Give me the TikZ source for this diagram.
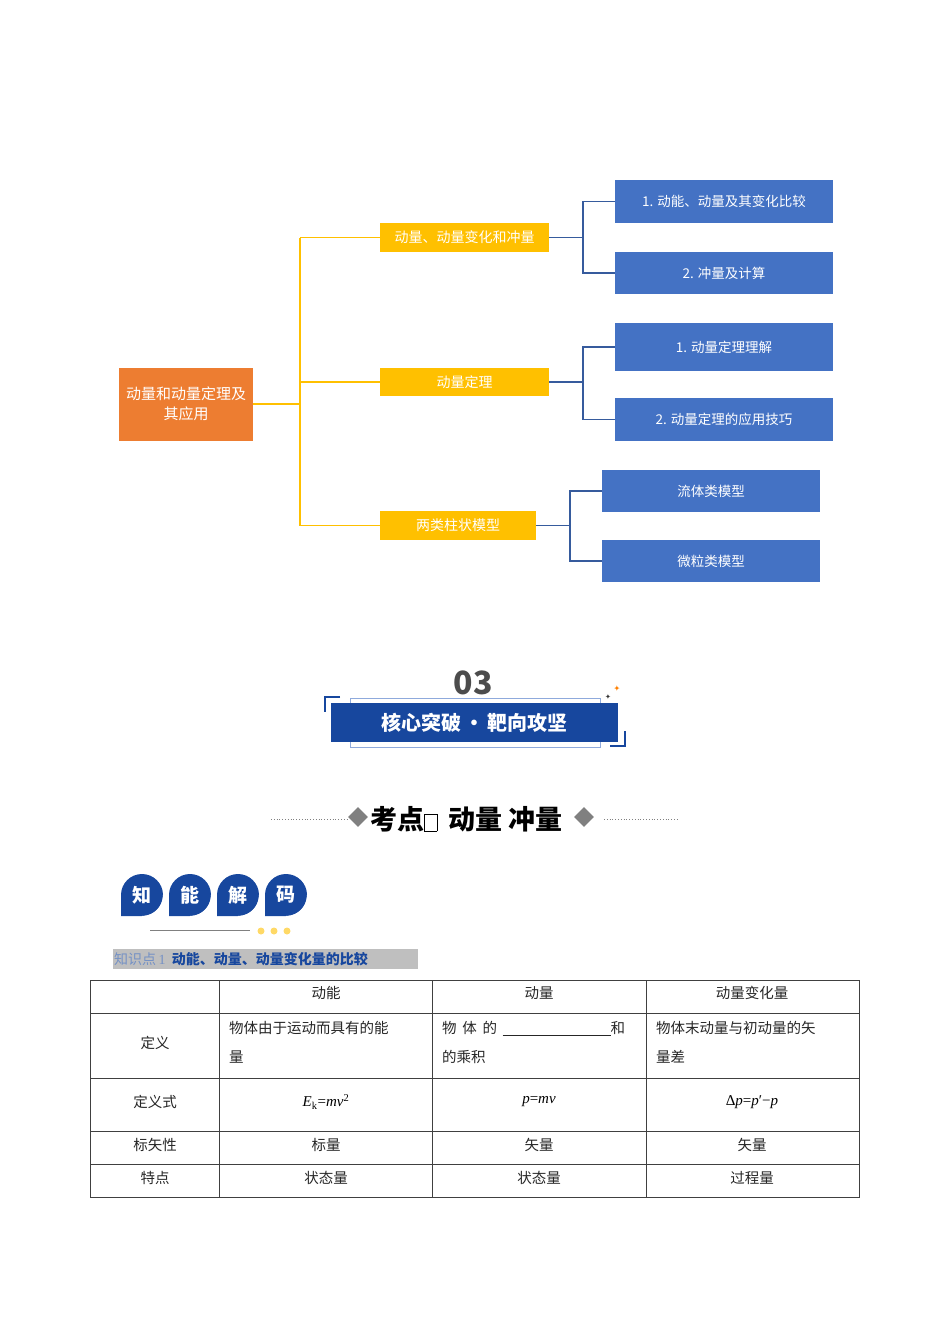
\documentclass[tikz,border=0pt]{standalone}
\usepackage{fontspec}
\setmainfont{Liberation Serif}
\newfontfamily\cjk{Noto Sans CJK SC}
\newfontfamily\djv{DejaVu Sans}
\definecolor{yel}{HTML}{FFC000}
\definecolor{blu}{HTML}{4472C4}
\definecolor{org}{HTML}{ED7D31}
\definecolor{dblu}{HTML}{17479E}
\begin{document}
\begin{tikzpicture}[x=1pt,y=-1pt,
 yb/.style={fill=yel,draw=none,text=white,font=\cjk\fontsize{14}{16}\selectfont,inner sep=0},
 bb/.style={fill=blu,draw=none,text=white,font=\cjk\fontsize{13.5}{16}\selectfont,inner sep=0},
 yl/.style={draw=yel,line width=1.3pt},
 bl/.style={draw=blu!80!black,line width=1.1pt},
 kb/.style={circle,minimum size=42pt,inner sep=0,text=white,font=\cjk\bfseries\fontsize{19}{20}\selectfont},
 tt/.style={font=\cjk\fontsize{14.5}{16}\selectfont,inner sep=0,text=black!85},
 mt/.style={inner sep=0,font=\fontsize{15}{16}\selectfont}]
\useasboundingbox (0,0) rectangle (950,1344);
% mind map
\node[fill=org,text=white,minimum width=134pt,minimum height=73pt,inner sep=0,align=center,font=\cjk\fontsize{15}{20}\selectfont] (root) at (186,404) {动量和动量定理及\\其应用};
\node[yb,minimum width=169pt,minimum height=29pt] (a) at (464.5,237.5) {动量、动量变化和冲量};
\node[yb,minimum width=169pt,minimum height=28pt] (b) at (464.5,382) {动量定理};
\node[yb,minimum width=156pt,minimum height=29pt] (c) at (458,525.5) {两类柱状模型};
\coordinate (t) at (300,404);
\draw[yl] (root.east) -- (t);
\draw[yl] (300,237.5) -- (300,525.5);
\draw[yl] (300,237.5) -- (a.west);
\draw[yl] (300,382) -- (b.west);
\draw[yl] (300,525.5) -- (c.west);
\node[bb,minimum width=218pt,minimum height=43pt] (a1) at (724,201.5) {1. 动能、动量及其变化比较};
\node[bb,minimum width=218pt,minimum height=42pt] (a2) at (724,273) {2. 冲量及计算};
\node[bb,minimum width=218pt,minimum height=48pt] (b1) at (724,347) {1. 动量定理理解};
\node[bb,minimum width=218pt,minimum height=43pt] (b2) at (724,419.5) {2. 动量定理的应用技巧};
\node[bb,minimum width=218pt,minimum height=42pt] (c1) at (711,491) {流体类模型};
\node[bb,minimum width=218pt,minimum height=42pt] (c2) at (711,561) {微粒类模型};
\draw[bl] (a.east) -- (583,237.5); \draw[bl] (a1.west) -| (583,273) -- (a2.west);
\draw[bl] (b.east) -- (583,382); \draw[bl] (b1.west) -| (583,419.5) -- (b2.west);
\draw[bl] (c.east) -- (570,525.5); \draw[bl] (c1.west) -| (570,561) -- (c2.west);
% banner
\node[text=black!70,font=\cjk\bfseries\fontsize{32}{34}\selectfont] (n03) at (473,683) {03};
\draw[draw=blu!60,line width=0.8pt] (350,698) rectangle (600,747);
\node[fill=dblu,minimum width=287pt,minimum height=39pt,inner sep=0,text=white,font=\cjk\bfseries\fontsize{20}{22}\selectfont] (ban) at (474.5,722.5) {核心突破\,·\,靶向攻坚};
\draw[dblu,line width=1.2pt] (340,697) -- (325,697) -- (325,712);
\draw[dblu,line width=1.2pt] (610,746) -- (625,746) -- (625,731);
\node[text=black!80,font=\djv\fontsize{7}{7}\selectfont,inner sep=0] (s1) at (608,697) {✦};
\node[text=orange,font=\djv\fontsize{8}{8}\selectfont,inner sep=0] (s2) at (617,689) {✦};
% heading
\draw[gray,dotted,line width=0.8pt] (271,819) -- (347,819);
\draw[gray,dotted,line width=0.8pt] (604,819) -- (679,819);
\node[fill=gray,rotate=45,minimum size=14pt,inner sep=0] (d1) at (358,817) {};
\node[fill=gray,rotate=45,minimum size=14pt,inner sep=0] (d2) at (584,817) {};
\node[font=\cjk\bfseries\fontsize{27}{28}\selectfont,inner sep=0,anchor=west] (hd) at (370,819) {考点\raisebox{1pt}{\fbox{\rule{0pt}{11pt}\hspace{6pt}}}\hspace{11pt}动量 冲量};
% 知能解码
\foreach \x/\t/\n in {142/知/k1,190/能/k2,238/解/k3,286/码/k4}{
 \fill[dblu] (\x-21,895) -- (\x-21,916) -- (\x,916) arc (90:-180:21) -- cycle;
 \draw[white,line width=1.2pt] (\x+21.6,895) arc (0:90:21.6);
 \node[kb] (\n) at (\x,895) {\t};}
\draw[gray,line width=0.9pt] (150,930) -- (250,930);
\foreach \x in {261,274,287} \fill[yel!60] (\x,931) circle (3.5);
\fill[black!25] (113,949) rectangle (418,969);
\node[anchor=west,inner sep=0,text=dblu!60] (k) at (114,959) {\cjk\fontsize{14}{16}\selectfont 知识点\,{\fontspec{Liberation Serif}1}\ \ \textcolor{dblu}{\bfseries 动能、动量、动量变化量的比较}};
% table
\draw[black!75,line width=0.7pt] (90,980) rectangle (859,1197);
\foreach \y in {1013,1078,1131,1164} \draw[black!75,line width=0.7pt] (90,\y) -- (859,\y);
\foreach \x in {219,432,646} \draw[black!75,line width=0.7pt] (\x,980) -- (\x,1197);
\node[tt] (h1) at (326,993) {动能}; \node[tt] (h2) at (539,993) {动量}; \node[tt] (h3) at (752,993) {动量变化量};
\node[tt] (r1) at (155,1043) {定义};
\node[tt,anchor=west] (r1a) at (229,1028) {物体由于运动而具有的能}; \node[tt,anchor=west] at (229,1057) {量};
\node[tt,anchor=west] (r1b) at (442,1028) {物\ \,体\ \,的\ \,\rule[-2pt]{108pt}{0.6pt}和}; \node[tt,anchor=west] at (442,1057) {的乘积};
\node[tt,anchor=west] (r1c) at (656,1028) {物体末动量与初动量的矢}; \node[tt,anchor=west] at (656,1057) {量差};
\node[tt] (r2) at (155,1102) {定义式};
\node[mt] at (326,1102) {\textit{E}\textsubscript{k}=\textit{mv}\textsuperscript{2}};
\node[mt] at (539,1102) {\textit{p}=\textit{mv}};
\node[mt] at (752,1102) {Δ\textit{p}=\textit{p}′−\textit{p}};
\node[tt] (r3) at (155,1145) {标矢性}; \node[tt] at (326,1145) {标量}; \node[tt] at (539,1145) {矢量}; \node[tt] at (752,1145) {矢量};
\node[tt] (r4) at (155,1178) {特点}; \node[tt] at (326,1178) {状态量}; \node[tt] at (539,1178) {状态量}; \node[tt] at (752,1178) {过程量};
\end{tikzpicture}
\end{document}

_What you will do_.
Every line of text is to be repeated exactly; pictures are left out.

_Final answer_.
Give me the TikZ source for this diagram.
\documentclass[tikz,border=0pt]{standalone}
\usepackage{fontspec}
\setmainfont{Liberation Serif}
\newfontfamily\cjk{Noto Sans CJK SC}
\newfontfamily\djv{DejaVu Sans}
\definecolor{yel}{HTML}{FFC000}
\definecolor{blu}{HTML}{4472C4}
\definecolor{org}{HTML}{ED7D31}
\definecolor{dblu}{HTML}{17479E}
\begin{document}
\begin{tikzpicture}[x=1pt,y=-1pt,
 yb/.style={fill=yel,draw=none,text=white,font=\cjk\fontsize{14}{16}\selectfont,inner sep=0},
 bb/.style={fill=blu,draw=none,text=white,font=\cjk\fontsize{13.5}{16}\selectfont,inner sep=0},
 yl/.style={draw=yel,line width=1.3pt},
 bl/.style={draw=blu!80!black,line width=1.1pt},
 kb/.style={circle,minimum size=42pt,inner sep=0,text=white,font=\cjk\bfseries\fontsize{19}{20}\selectfont},
 tt/.style={font=\cjk\fontsize{14.5}{16}\selectfont,inner sep=0,text=black!85},
 mt/.style={inner sep=0,font=\fontsize{15}{16}\selectfont}]
\useasboundingbox (0,0) rectangle (950,1344);
% mind map
\node[fill=org,text=white,minimum width=134pt,minimum height=73pt,inner sep=0,align=center,font=\cjk\fontsize{15}{20}\selectfont] (root) at (186,404) {动量和动量定理及\\其应用};
\node[yb,minimum width=169pt,minimum height=29pt] (a) at (464.5,237.5) {动量、动量变化和冲量};
\node[yb,minimum width=169pt,minimum height=28pt] (b) at (464.5,382) {动量定理};
\node[yb,minimum width=156pt,minimum height=29pt] (c) at (458,525.5) {两类柱状模型};
\coordinate (t) at (300,404);
\draw[yl] (root.east) -- (t);
\draw[yl] (300,237.5) -- (300,525.5);
\draw[yl] (300,237.5) -- (a.west);
\draw[yl] (300,382) -- (b.west);
\draw[yl] (300,525.5) -- (c.west);
\node[bb,minimum width=218pt,minimum height=43pt] (a1) at (724,201.5) {1. 动能、动量及其变化比较};
\node[bb,minimum width=218pt,minimum height=42pt] (a2) at (724,273) {2. 冲量及计算};
\node[bb,minimum width=218pt,minimum height=48pt] (b1) at (724,347) {1. 动量定理理解};
\node[bb,minimum width=218pt,minimum height=43pt] (b2) at (724,419.5) {2. 动量定理的应用技巧};
\node[bb,minimum width=218pt,minimum height=42pt] (c1) at (711,491) {流体类模型};
\node[bb,minimum width=218pt,minimum height=42pt] (c2) at (711,561) {微粒类模型};
\draw[bl] (a.east) -- (583,237.5); \draw[bl] (a1.west) -| (583,273) -- (a2.west);
\draw[bl] (b.east) -- (583,382); \draw[bl] (b1.west) -| (583,419.5) -- (b2.west);
\draw[bl] (c.east) -- (570,525.5); \draw[bl] (c1.west) -| (570,561) -- (c2.west);
% banner
\node[text=black!70,font=\cjk\bfseries\fontsize{32}{34}\selectfont] (n03) at (473,683) {03};
\draw[draw=blu!60,line width=0.8pt] (350,698) rectangle (600,747);
\node[fill=dblu,minimum width=287pt,minimum height=39pt,inner sep=0,text=white,font=\cjk\bfseries\fontsize{20}{22}\selectfont] (ban) at (474.5,722.5) {核心突破\,·\,靶向攻坚};
\draw[dblu,line width=1.2pt] (340,697) -- (325,697) -- (325,712);
\draw[dblu,line width=1.2pt] (610,746) -- (625,746) -- (625,731);
\node[text=black!80,font=\djv\fontsize{7}{7}\selectfont,inner sep=0] (s1) at (608,697) {✦};
\node[text=orange,font=\djv\fontsize{8}{8}\selectfont,inner sep=0] (s2) at (617,689) {✦};
% heading
\draw[gray,dotted,line width=0.8pt] (271,819) -- (347,819);
\draw[gray,dotted,line width=0.8pt] (604,819) -- (679,819);
\node[fill=gray,rotate=45,minimum size=14pt,inner sep=0] (d1) at (358,817) {};
\node[fill=gray,rotate=45,minimum size=14pt,inner sep=0] (d2) at (584,817) {};
\node[font=\cjk\bfseries\fontsize{27}{28}\selectfont,inner sep=0,anchor=west] (hd) at (370,819) {考点\raisebox{1pt}{\fbox{\rule{0pt}{11pt}\hspace{6pt}}}\hspace{11pt}动量 冲量};
% 知能解码
\foreach \x/\t/\n in {142/知/k1,190/能/k2,238/解/k3,286/码/k4}{
 \fill[dblu] (\x-21,895) -- (\x-21,916) -- (\x,916) arc (90:-180:21) -- cycle;
 \draw[white,line width=1.2pt] (\x+21.6,895) arc (0:90:21.6);
 \node[kb] (\n) at (\x,895) {\t};}
\draw[gray,line width=0.9pt] (150,930) -- (250,930);
\foreach \x in {261,274,287} \fill[yel!60] (\x,931) circle (3.5);
\fill[black!25] (113,949) rectangle (418,969);
\node[anchor=west,inner sep=0,text=dblu!60] (k) at (114,959) {\cjk\fontsize{14}{16}\selectfont 知识点\,{\fontspec{Liberation Serif}1}\ \ \textcolor{dblu}{\bfseries 动能、动量、动量变化量的比较}};
% table
\draw[black!75,line width=0.7pt] (90,980) rectangle (859,1197);
\foreach \y in {1013,1078,1131,1164} \draw[black!75,line width=0.7pt] (90,\y) -- (859,\y);
\foreach \x in {219,432,646} \draw[black!75,line width=0.7pt] (\x,980) -- (\x,1197);
\node[tt] (h1) at (326,993) {动能}; \node[tt] (h2) at (539,993) {动量}; \node[tt] (h3) at (752,993) {动量变化量};
\node[tt] (r1) at (155,1043) {定义};
\node[tt,anchor=west] (r1a) at (229,1028) {物体由于运动而具有的能}; \node[tt,anchor=west] at (229,1057) {量};
\node[tt,anchor=west] (r1b) at (442,1028) {物\ \,体\ \,的\ \,\rule[-2pt]{108pt}{0.6pt}和}; \node[tt,anchor=west] at (442,1057) {的乘积};
\node[tt,anchor=west] (r1c) at (656,1028) {物体末动量与初动量的矢}; \node[tt,anchor=west] at (656,1057) {量差};
\node[tt] (r2) at (155,1102) {定义式};
\node[mt] at (326,1102) {\textit{E}\textsubscript{k}=\textit{mv}\textsuperscript{2}};
\node[mt] at (539,1102) {\textit{p}=\textit{mv}};
\node[mt] at (752,1102) {Δ\textit{p}=\textit{p}′−\textit{p}};
\node[tt] (r3) at (155,1145) {标矢性}; \node[tt] at (326,1145) {标量}; \node[tt] at (539,1145) {矢量}; \node[tt] at (752,1145) {矢量};
\node[tt] (r4) at (155,1178) {特点}; \node[tt] at (326,1178) {状态量}; \node[tt] at (539,1178) {状态量}; \node[tt] at (752,1178) {过程量};
\end{tikzpicture}
\end{document}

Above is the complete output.